The asymmetry is deliberate: hyperparameters are always trained on the exact GP (SCG needs exact NLL gradients), but the prediction model can be approximate. This means RFF inherits well-tuned hyperparameters without paying the exact GP prediction cost.

All optimizers (minimize, dimer, otgpd, neb, neboie) use build_pred_model() to construct the appropriate variant.

Outer loop pattern

All GP-accelerated optimizers follow the same outer loop:

  1. FPS subset selection: select the K most informative training points. Why: keeps Cholesky cost manageable.

  2. Train GP: SCG-optimize hyperparameters on the subset. Why: hyperparameters must adapt as the optimizer explores new regions.

  3. Build PredModel: construct exact GP or RFF on full training data. Why: prediction should use all available data, even points not in the training subset.

  4. Inner optimization: optimize on the surrogate (L-BFGS for minimize/dimer, FIRE/L-BFGS for NEB). Why: the GP surrogate is cheap to evaluate, so aggressive optimization is free.

  5. Trust clip: clip the proposed step to the trust region. Why: prevents stepping into extrapolation territory.

  6. Oracle call: evaluate the true potential at the new point. Why: the GP prediction must be validated; the new data improves the GP.

  7. Convergence check: compare force to tolerance.
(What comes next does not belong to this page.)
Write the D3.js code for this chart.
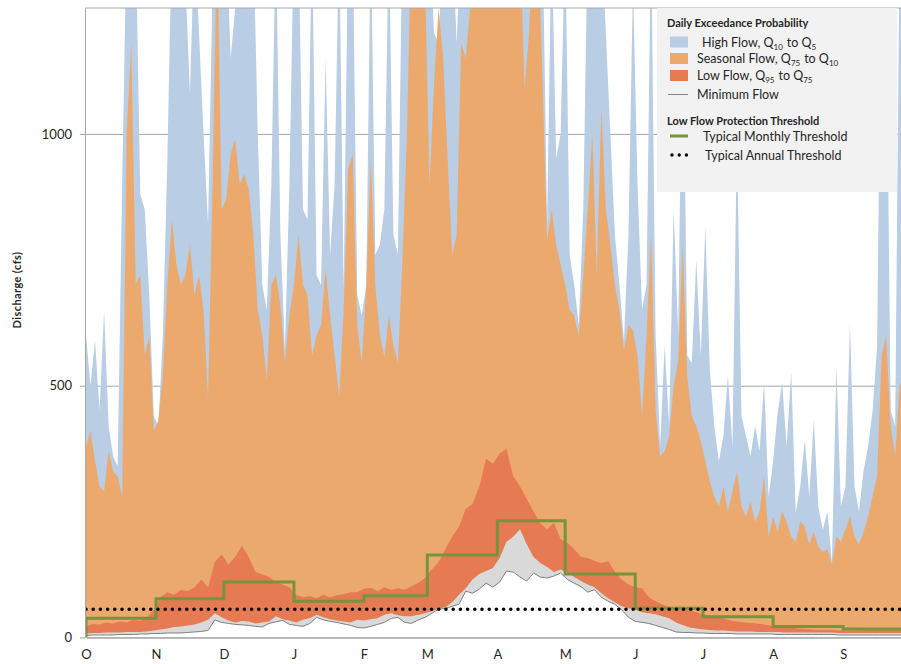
<!DOCTYPE html>
<html>
<head>
<meta charset="utf-8">
<script src="https://cdnjs.cloudflare.com/ajax/libs/d3/7.8.5/d3.min.js"></script>
<style>
    body { margin: 0; background: #fff; }
    svg { display: block; font-family: Lato, "Open Sans", "Liberation Sans", sans-serif; }
</style>
</head>
<body>
<svg id="chart" width="901" height="664"></svg>
<script>
// ---------------------------------------------------------
// 1. DATA  (water year, day 0 = 1 October)
// ---------------------------------------------------------

const monthLabels = ["O", "N", "D", "J", "F", "M", "A", "M", "J", "J", "A", "S"];
const monthStartDays = [0, 31, 61, 92, 123, 151, 182, 212, 243, 273, 304, 335];
const monthlyThreshold = [38, 77, 110, 72, 83, 164, 232, 126, 58, 41, 22, 17];
const annualThreshold = 56;
const yTicks = [0, 500, 1000];

// Q5 and Q10, one value every 2 days
const upperStep = 2;
const highFlowQ5 = [
    600, 500, 590, 450, 650, 420, 360, 340, 900, 1400,
    1400, 1400, 880, 850, 680, 440, 420, 600, 950, 1400,
    1400, 1400, 1300, 1080, 1400, 1200, 1000, 820, 1300, 1400,
    1300, 1400, 1150, 1250, 1400, 1400, 1300, 1400, 1000, 700,
    650, 900, 1400, 800, 570, 900, 1400, 1400, 850, 830,
    1400, 720, 700, 1150, 760, 900, 1400, 690, 1400, 1400,
    680, 640, 700, 1400, 760, 780, 850, 1400, 800, 760,
    1400, 1400, 1400, 1400, 1400, 1400, 1400, 1200, 1180, 1400,
    1400, 1400, 1180, 1400, 1400, 1400, 1400, 1400, 1400, 1400,
    1400, 1400, 1400, 1400, 1400, 1400, 1400, 1400, 1400, 1400,
    1400, 1400, 820, 1400, 950, 1000, 1400, 760, 700, 620,
    850, 1400, 1400, 1400, 1400, 1200, 1000, 800, 700, 590,
    800, 1300, 900, 651, 700, 1400, 600, 380, 580, 420,
    850, 600, 1300, 560, 545, 750, 560, 816, 530, 420,
    350, 400, 520, 380, 1000, 440, 400, 360, 420, 370,
    506, 280, 350, 446, 506, 380, 526, 248, 300, 393,
    280, 432, 260, 214, 250, 150, 538, 260, 300, 625,
    300, 250, 330, 380, 450, 578, 1400, 1300, 450, 420,
    1400, 1400, 1000
];
const seasonalQ10 = [
    380, 410, 350, 300, 290, 370, 330, 320, 280, 1000,
    1180, 700, 720, 560, 600, 410, 430, 520, 700, 830,
    740, 700, 720, 780, 680, 720, 650, 475, 900, 1400,
    850, 870, 960, 990, 900, 920, 890, 800, 650, 600,
    510, 700, 720, 660, 545, 640, 700, 800, 700, 680,
    560, 600, 620, 730, 640, 560, 478, 650, 930, 960,
    620, 545, 700, 950, 700, 600, 557, 640, 580, 545,
    750, 1000, 1400, 1400, 1400, 1300, 900, 1100, 1250, 1150,
    950, 760, 800, 1180, 1150, 1250, 1400, 1400, 1400, 1400,
    1400, 1400, 1400, 1400, 1400, 1400, 1400, 1090, 1200, 1400,
    1400, 1100, 790, 850, 780, 740, 700, 650, 640, 597,
    720, 850, 1000, 720, 1050, 850, 780, 700, 650, 570,
    620, 610, 560, 440, 600, 800, 450, 360, 370, 400,
    500, 550, 780, 520, 440, 420, 390, 350, 310, 280,
    260, 300, 250, 290, 330, 260, 240, 270, 230, 250,
    320, 200, 240, 210, 250, 230, 200, 190, 230, 220,
    185, 210, 180, 170, 175, 145, 200, 190, 215, 240,
    200, 185, 210, 240, 280, 320, 560, 600, 420, 360,
    500, 520, 450
];

// Q75, Q95 and minimum, one value every 3 days
const lowerStep = 3;
const lowFlowQ75 = [
    22, 27, 26, 30, 28, 32, 30, 35, 33, 40,
    55, 80, 90, 85, 95, 92, 100, 115, 100, 150,
    165, 145, 160, 182, 160, 130, 125, 120, 110, 105,
    100, 85, 80, 82, 78, 85, 80, 84, 86, 90,
    90, 97, 99, 92, 100, 95, 98, 95, 102, 108,
    118, 135, 150, 175, 200, 220, 255, 265, 300, 355,
    345, 365, 375, 320, 300, 275, 250, 227, 215, 228,
    195, 188, 175, 160, 158, 152, 148, 152, 130, 115,
    105, 100, 98, 80, 72, 65, 60, 58, 56, 54,
    50, 46, 43, 40, 38, 34, 32, 30, 29, 28,
    26, 24, 22, 20, 20, 18, 17, 16, 15, 15,
    15, 14, 14, 14, 14, 15, 15, 15, 16, 16,
    16, 16
];
const q95 = [
    8, 9, 9, 10, 10, 10, 11, 11, 11, 12,
    14, 16, 18, 21, 22, 24, 26, 30, 35, 48,
    40, 34, 30, 33, 32, 28, 30, 32, 42, 36,
    34, 30, 35, 38, 45, 40, 36, 34, 32, 30,
    35, 34, 36, 38, 45, 48, 44, 42, 42, 45,
    48, 52, 57, 60, 70, 85, 98, 115, 126, 132,
    138, 158, 190, 200, 215, 185, 160, 148, 140, 130,
    135, 128, 120, 112, 105, 100, 88, 78, 70, 62,
    58, 55, 50, 48, 46, 42, 38, 30, 25, 20,
    18, 16, 15, 14, 14, 13, 12, 12, 12, 11,
    11, 11, 11, 10, 10, 10, 10, 10, 10, 10,
    10, 9, 9, 9, 9, 9, 9, 9, 9, 9,
    9, 9
];
const minimumFlow = [
    4, 5, 5, 5, 5, 6, 6, 6, 7, 7,
    8, 8, 9, 9, 9, 10, 11, 12, 14, 35,
    30, 28, 26, 25, 24, 22, 21, 28, 31, 34,
    26, 24, 22, 28, 40, 35, 32, 30, 27, 24,
    20, 19, 22, 26, 30, 38, 40, 30, 28, 35,
    40, 48, 56, 58, 62, 66, 92, 88, 96, 108,
    100, 110, 132, 130, 120, 112, 128, 120, 118, 122,
    128, 115, 108, 101, 90, 95, 80, 72, 66, 55,
    40, 32, 30, 28, 24, 20, 16, 11, 10, 10,
    9, 9, 8, 8, 8, 8, 7, 7, 7, 7,
    7, 7, 6, 6, 6, 6, 6, 6, 6, 6,
    6, 5, 5, 5, 5, 5, 5, 5, 5, 5,
    5, 5
];

// ---------------------------------------------------------
// 2. SETUP
// ---------------------------------------------------------
const colors = {
    high: "#b9cde5",
    seasonal: "#eba96e",
    low: "#e67a52",
    q95: "#d9d9d9",
    minLine: "#7f7f7f",
    monthly: "#77933c",
    grid: "#a6a6a6",
    text: "#262626"
};

const plotLeft = 85;
const plotTop = 8;
const x = d3.scaleLinear().domain([0, 365]).range([86, 911]);
const y = d3.scaleLinear().domain([0, 1250]).range([637.5, plotTop]);

const svg = d3.select("#chart");

svg.append("defs").append("clipPath")
    .attr("id", "plot-clip")
    .append("rect")
    .attr("x", plotLeft)
    .attr("y", plotTop)
    .attr("width", 901 - plotLeft)
    .attr("height", y(0) - plotTop);

// gridlines behind everything
svg.append("g")
    .attr("transform", `translate(${plotLeft},0)`)
    .call(d3.axisLeft(y).tickValues([500, 1000]).tickSize(-(911 - plotLeft)).tickFormat(""))
    .call(g => g.select(".domain").remove())
    .call(g => g.selectAll("line").attr("stroke", colors.grid));

// ---------------------------------------------------------
// 3. AREAS
// ---------------------------------------------------------
function areaFor(step) {
    return d3.area()
        .x((d, i) => x(i * step))
        .y0(y(0))
        .y1(d => y(d));
}

const plot = svg.append("g").attr("clip-path", "url(#plot-clip)");

const layers = [
    { values: highFlowQ5, step: upperStep, fill: colors.high },
    { values: seasonalQ10, step: upperStep, fill: colors.seasonal },
    { values: lowFlowQ75, step: lowerStep, fill: colors.low },
    { values: q95, step: lowerStep, fill: colors.q95 },
    { values: minimumFlow, step: lowerStep, fill: "#ffffff" }
];

layers.forEach(layer => {
    plot.append("path")
        .datum(layer.values)
        .attr("fill", layer.fill)
        .attr("d", areaFor(layer.step));
});

plot.append("path")
    .datum(minimumFlow)
    .attr("fill", "none")
    .attr("stroke", colors.minLine)
    .attr("stroke-width", 1)
    .attr("d", d3.line().x((d, i) => x(i * lowerStep)).y(d => y(d)));

// monthly threshold step line (rises from zero at the start)
const stepPoints = [{ day: 0, value: 0 }]
    .concat(monthStartDays.map((day, i) => ({ day: day, value: monthlyThreshold[i] })))
    .concat([{ day: 365, value: monthlyThreshold[monthlyThreshold.length - 1] }]);

plot.append("path")
    .datum(stepPoints)
    .attr("fill", "none")
    .attr("stroke", colors.monthly)
    .attr("stroke-width", 3)
    .attr("d", d3.line().curve(d3.curveStepAfter).x(d => x(d.day)).y(d => y(d.value)));

// annual threshold dotted line
plot.append("path")
    .datum(x.domain())
    .attr("fill", "none")
    .attr("stroke", "#000")
    .attr("stroke-width", 3.6)
    .attr("stroke-linecap", "round")
    .attr("stroke-dasharray", "0 7.2")
    .attr("d", d3.line().x(d => x(d)).y(() => y(annualThreshold)));

// ---------------------------------------------------------
// 4. AXES
// ---------------------------------------------------------
svg.append("line")
    .attr("x1", plotLeft).attr("x2", 911)
    .attr("y1", plotTop).attr("y2", plotTop)
    .attr("stroke", colors.grid);

svg.append("g")
    .attr("transform", `translate(${plotLeft},0)`)
    .call(d3.axisLeft(y).tickValues(yTicks).tickFormat(d3.format("d"))
        .tickSize(5).tickSizeOuter(0).tickPadding(8))
    .call(g => g.select(".domain").attr("stroke", colors.grid))
    .call(g => g.selectAll(".tick line").attr("stroke", colors.grid))
    .call(g => g.selectAll(".tick text")
        .attr("fill", colors.text)
        .style("font-size", "13px")
        .style("font-family", "Lato, sans-serif"));

svg.append("g")
    .attr("transform", `translate(0,${y(0)})`)
    .call(d3.axisBottom(x)
        .tickValues(monthStartDays)
        .tickFormat((d, i) => monthLabels[i])
        .tickSizeInner(0).tickSizeOuter(0).tickPadding(12))
    .call(g => g.select(".domain").attr("stroke", colors.grid).attr("stroke-width", 1.5))
    .call(g => g.selectAll(".tick text")
        .attr("fill", colors.text)
        .style("font-size", "13px")
        .style("font-family", "Lato, sans-serif"));

svg.append("text")
    .attr("transform", "translate(21,290) rotate(-90)")
    .attr("text-anchor", "middle")
    .attr("fill", colors.text)
    .style("font-size", "11px")
    .style("font-weight", "bold")
    .style("letter-spacing", "0.4px")
    .text("Discharge (cfs)");

// ---------------------------------------------------------
// 5. LEGEND
// ---------------------------------------------------------
const legend = svg.append("g");

legend.append("rect")
    .attr("x", 657).attr("y", plotTop)
    .attr("width", 240).attr("height", 184)
    .attr("fill", "#f2f2f2");

// text like "Q{10}" gets a subscript
function richText(sel, str) {
    str.split(/(\{[^}]*\})/).filter(s => s.length).forEach(part => {
        if (part[0] === "{") {
            sel.append("tspan").attr("dy", 3).style("font-size", "8px").text(part.slice(1, -1));
            sel.append("tspan").attr("dy", -3).text("\u200a");
        } else {
            sel.append("tspan").text(part);
        }
    });
}

function heading(label, yPos) {
    legend.append("text")
        .attr("x", 667).attr("y", yPos)
        .attr("fill", colors.text)
        .style("font-size", "11px")
        .style("font-weight", "bold")
        .text(label);
}

heading("Daily Exceedance Probability", 27);
heading("Low Flow Protection Threshold", 124.5);

const legendItems = [
    { label: "High Flow, Q{10} to Q{5}", kind: "box", color: colors.high, y: 42, tx: 702 },
    { label: "Seasonal Flow, Q{75} to Q{10}", kind: "box", color: colors.seasonal, y: 58.5, tx: 697 },
    { label: "Low Flow, Q{95} to Q{75}", kind: "box", color: colors.low, y: 75.5, tx: 697 },
    { label: "Minimum Flow", kind: "line", color: colors.minLine, y: 94.5, tx: 697 },
    { label: "Typical Monthly Threshold", kind: "thick", color: colors.monthly, y: 136, tx: 703 },
    { label: "Typical Annual Threshold", kind: "dots", color: "#000", y: 155, tx: 705 }
];

legendItems.forEach(item => {
    if (item.kind === "box") {
        legend.append("rect")
            .attr("x", 670).attr("y", item.y - 5.5)
            .attr("width", 18).attr("height", 11)
            .attr("fill", item.color);
    } else if (item.kind === "line") {
        legend.append("line")
            .attr("x1", 668).attr("x2", 688).attr("y1", item.y).attr("y2", item.y)
            .attr("stroke", item.color).attr("stroke-width", 1);
    } else if (item.kind === "thick") {
        legend.append("line")
            .attr("x1", 670).attr("x2", 688).attr("y1", item.y).attr("y2", item.y)
            .attr("stroke", item.color).attr("stroke-width", 3);
    } else {
        legend.append("line")
            .attr("x1", 672).attr("x2", 687).attr("y1", item.y).attr("y2", item.y)
            .attr("stroke", item.color).attr("stroke-width", 3.4)
            .attr("stroke-linecap", "round")
            .attr("stroke-dasharray", "0 7.2");
    }
    const t = legend.append("text")
        .attr("x", item.tx).attr("y", item.y + 4.5)
        .attr("fill", colors.text)
        .style("font-size", "12.5px");
    richText(t, item.label);
});
</script>
</body>
</html>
The method-specific differences (translation force for dimer, perpendicular force for NEB, adaptive threshold for OTGPD) happen within steps 4-6.

StopReason

All optimizer result types carry a StopReason enum:

pub enum StopReason {
    Converged,
    MaxIterations,
    OracleCap,
    ForceStagnation,
}

ForceStagnation triggers when the force norm changes by less than 1e-10 for 3 consecutive steps. This catches situations where the GP is stuck (e.g., due to deduptolrejecting all new training points).